Serious Scientific Answers to Absurd Hypothetical Questions
Reviewed March 5, 2015.
Houghton Mifflin Harcourt, 2014. 303 pages.
Randall Munroe is the creator of xkcd.com. Fans of xkcd will have already read this book. So I should probably try to reach those who have not yet discovered the genius that is xkcd.
The Disclaimer at the front of the book says a lot:
Do not try any of this at home. The author of this book is an Internet cartoonist, not a health or safety expert. He likes it when things catch fire or explode, which means he does not have your best interests in mind. The publisher and the author disclaim responsibility for any adverse effects resulting, directly or indirectly, from information contained in this book.
I also want to say that this is the book that reinforces my belief in the Meyers-Briggs Personality Theory (See alittlebitofpersonality.com). As soon as I heard this book was coming out, I knew that I’d be buying one for both of my sons and my father for Christmas. After I’d done so, I realized that all of these men are INTP personality types. I noted as much on Facebook, and my older son commented that Randall Munroe is the quintessential INTP.
And what is the quintessential INTP? I think of that as someone who chases rabbit trails, who explores thoughts wherever they lead – someone, in fact, who gives serious scientific answers to absurd hypothetical questions. And enjoys doing so. And even writes a book about it.
Here are some of the absurd hypothetical questions this book answers:
What would happen if the Earth and all terrestrial objects suddenly stopped spinning, but the atmosphere retained its velocity?
If every person on Earth aimed a laser pointer at the Moon at the same time, would it change color?
What would happen if everyone on Earth stood as close to each other as they could and jumped, everyone landing on the ground at the same instant?
What would happen if you made a periodic table out of cube-shaped bricks, where each brick was made of the corresponding element?
If every human somehow simply disappeared from the face of the Earth, how long would it be before the last artificial light source would go out?
Is it possible to build a jetpack using downward-firing machine guns?
If everyone on the planet stayed away from each other for a couple of weeks, wouldn’t the common cold be wiped out?
Let’s assume there’s life on the nearest habitable exoplanet and that they have technology comparable to ours. If they looked at our star right now, what would they see?
What would happen if you tried to fly a normal Earth airplane above different solar system bodies?
If you call a random phone number and say “God bless you,” what are the chances that the person who answers just sneezed?
What is the farthest one human being has ever been from every other living person? Were they lonely?
What if a rainstorm dropped all of its water in a single giant drop?

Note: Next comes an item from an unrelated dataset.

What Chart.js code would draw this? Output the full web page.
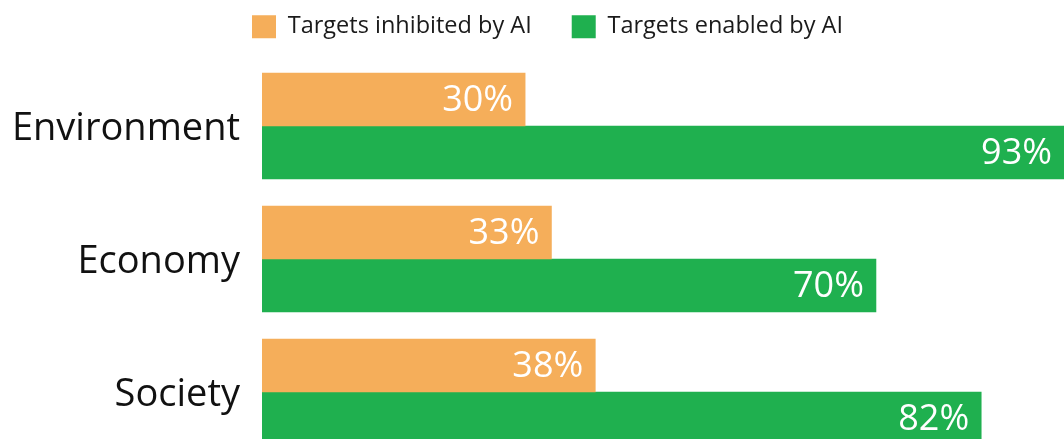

The book consists of answers which take these questions at least mostly seriously, accompanied by Randall Munroe’s distinctive stick figure illustrations. He often goes off on tangents taking off from these ideas. For example, with the question about everyone on Earth standing close together and jumping, he points out that the real problem would not be with the jump, but with all those people trying to get back to their respective homes.
The survivors spread out across the face of the world and struggle to build a new civilization atop the pristine ruins of the old. Our species staggers on, but our population has been greatly reduced. Earth’s orbit is completely unaffected – it spins along exactly as it did before our species-wide jump.
But at least now we know.
I was also entertained by the selection of questions Randall Munroe called “Weird (and Worrying) questions from the What If? inbox” These he doesn’t answer, but I find it amusing as to which questions are weird even to Randall Munroe.
Here are a few examples of these “worrying” questions:
What sort of logistic anomalies would you encounter in trying to raise an army of apes?
What temperature would a chainsaw (or other cutting implement) need to be at to instantly cauterize any injuries inflicted with it?
How many nuclear missiles would have to be launched at the United States to turn it into a complete wasteland?
Those are some examples of questions. Now let me give an example of his style of answers. Though without reproducing the stick figures, you definitely don’t get the full effect.
The answer to the question “What would happen if you tried to hit a baseball pitched at 90 percent the speed of light?” begins like this:
The answer turns out to be “a lot of things,” and they all happen very quickly, and it doesn’t end well for the batter (or the pitcher). I sat down with some physics books, a Nolan Ryan action figure, and a bunch of videotapes of nuclear tests and tried to sort it all out. What follows is my best guess at a nanosecond-by-nanosecond portrait.
Two pages later, with various instructive and dramatic illustrations, the answer ends like this:
Everything within roughly a mile of the park would be leveled, and a firestorm would engulf the surrounding city. The baseball diamond, now a sizable crater, would be centered a few hundred feet behind the former location of the backstop.
Major League Baseball Rule 6.08(b) suggests that in this situation, the batter would be considered “hit by pitch,” and would be eligible to advance to first base.
What are you waiting for? If you can resist reading this book after reading these tidbits (as hard as that is for me to understand), it is probably not the book for you.